Sur ve Sayda
Kutsal Kitap’ta sık sık adlan geçen Sur ve Sayda kentleri Roma İmparatorluğu’ndan önce, Akdeniz’de denizcilik ve ticaretle uğraşan Fenikeliler’ce kurulmuştur.
İÖ 2000’den önce kurulmuş olan en eski Fenike kentlerinden Sayda, Lübnan’ın Akdeniz kıyısındadır. İÖ 14. yüzyıldan önce Sayda’nm 30 km güneyinde, kıyıdan biraz uzaktaki bir adada kurulan ve sonradan dolgu
bir yolla anakaraya bağlanan Sur kenti ise başlangıçta Sayda’nın egemenliği altındaydı. Günümüzde Sur Lübnan’ın güneyinde bir yarımadadır.
Sur ile Sayda kendi krallarınca yönetildikleri dönemde zengin ve görkemli kentlerdi.

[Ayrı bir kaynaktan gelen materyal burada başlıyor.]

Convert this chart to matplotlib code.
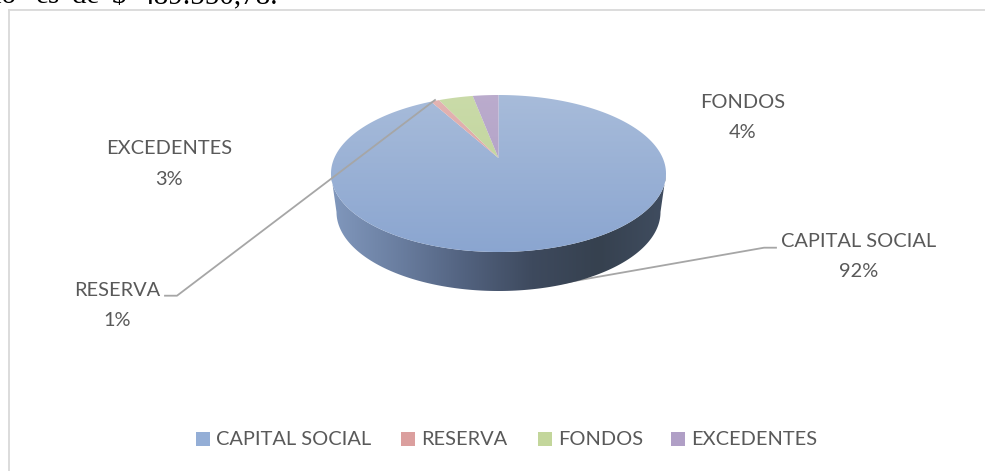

Sırayla Filistiler, Asurlular, Babilliler, MakedonyalIlar ve Romalılar’ın işgaline uğrayan Sayda, Roma döneminde cam yapımıyla ün kazandı. Günümüzde, Suudi Arabistan’da bulunan petrol yataklarından gelen petrol boru hattının Akdeniz’e ulaştığı liman olarak önem taşır.
Sur kenti ise, dikenli salyangozdan elde edilen ve Sur firfiri adı verilen değerli bir boyarmaddenin üretimiyle ünlüydü. Sur’da yaşayan Fenikeliler Akdeniz Bölgesi’nde çok sayıda koloni kurmuştu. Sonradan Roma İmparatorluğu’na rakip olan Kartaca başlangıçta Kuzey Afrika’da kurulmuş bir Fenike kolonisiydi. Sur Kralı Hiram, Hz. Süleyman ile ticaret yapmıştı. İsrail Kralı Ahab’ın karısı acımasız Kraliçe İzebel de bir başka Sur kralının kızıydı.
İÖ 6. yüzyılda Babil İmparatoru Nabukadnezar Sur kentini 13 yıl boyunca kuşattı. Bu olaydan 200 yıl kadar sonra, Büyük İskender yedi ay süren bir kuşatma sonucunda kenti almayı başardı. Daha sonra Romalılar’ın eline geçen Sur kenti, 1291’de Memlûklar’ca yakılıp yıkıldıktan sonra terk edildi.
1980’lerde Sur kenti ve Filistinli mülteciler ile Maruni Hıristiyanların yaşadığı Sayda Lübnan’daki iç savaştan çok zarar gördü.